The deal also holds out the possibility that Brent Walker shareholders, who have watched their company collapse under a mountain of debt, may end up with some value for their stakes. It emerged yesterday that the company had put off plans to dispose of William Hill, preferring to let the bookmaker trade out of its recent difficulties before negotiating a debt-for-equity swap with its bankers that would leave shareholders with a heavily diluted stake in a company focused exclusively on the betting shops.

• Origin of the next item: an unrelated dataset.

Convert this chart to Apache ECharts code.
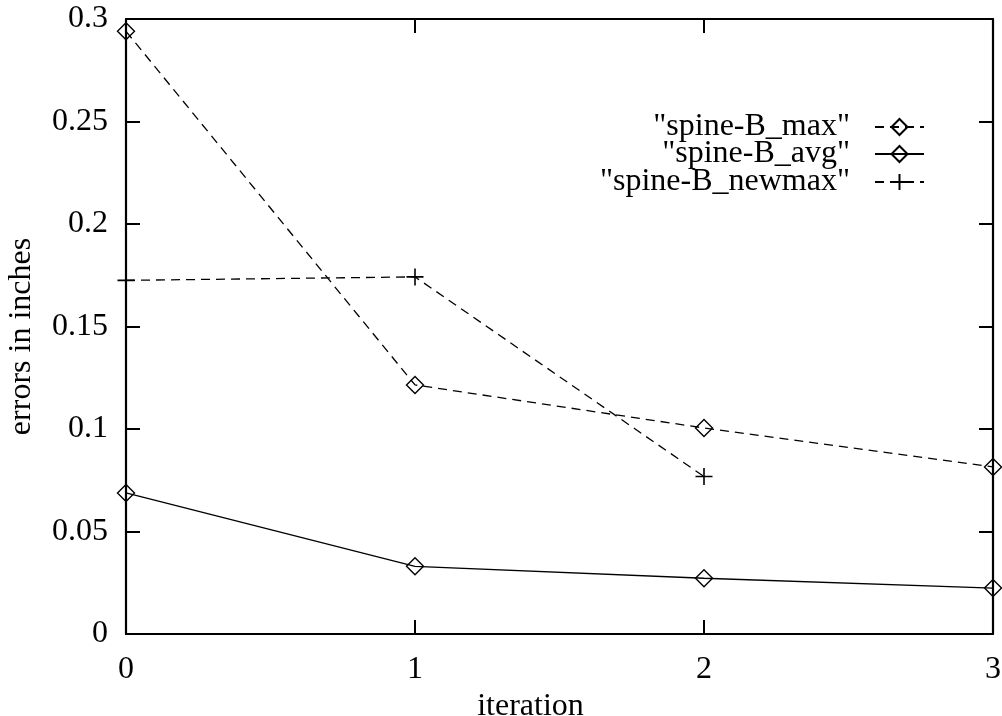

John Leach, chief executive, said the pounds 171m proceeds of the sale represented the best reasonably achievable terms in current and foreseeable market conditions. Mr Brackenbury and colleagues are expected to take their full allotment of 10 per cent of Pubmaster's shares in exchange for an investment described only as a "seven-figure sum". The NatWest-led syndicate of backers also includes Prudential Ventures, HSBC and Bank of Scotland.
Brent Walker built up the Pubmaster chain after acquiring a number of pubs in 1988 from Grand Metropolitan, from whom it was later to buy the William Hill chain. A year later it added the Tollemache & Cobbold and Cameron breweries, together with their estates of tied pubs, and it has since expanded through acquisitions from Allied Breweries and Whitbread to become one of the country's largest pub landlords.

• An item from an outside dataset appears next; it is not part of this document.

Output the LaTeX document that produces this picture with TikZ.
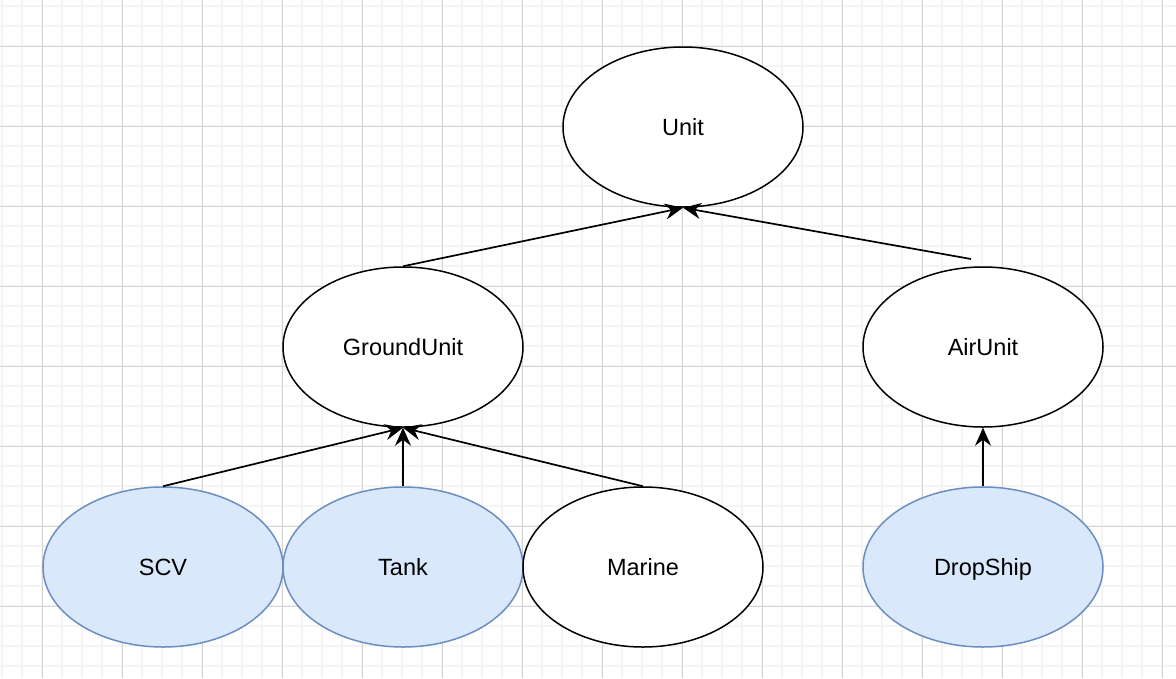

Brent Walker sold the chainafter deciding Pubmaster risked an acceleration of its loss in market position because of the holding company's inability to match the rising levels of capital expenditure across the industry. As on-trade beer volumes have declined over the past five years, increasing amounts of money have been poured into doing up pubs to try and grab a larger share of the slowly declining market. Pubmaster has been unable to compete.
A spokesman for NatWest Ventures said the deal represented good value at only 11 times earnings per share, compared to price/earnings ratios of up to 30 for the more fashionable managed pub estates such as Regent Inns and JD Wetherspoon. He said Pubmaster's financial backers intended to bring it back to the stock market within three years in a deal which looks certain to make sizeable fortunes for Mr Brackenbury and his fellow directors.
Brent Walker's remaining trading operation, William Hill, remains affected by the National Lottery, although Mr Leach said it was starting to benefit from a cut in betting duty, the introduction of slot machines into betting shops, and betting on the Irish lottery.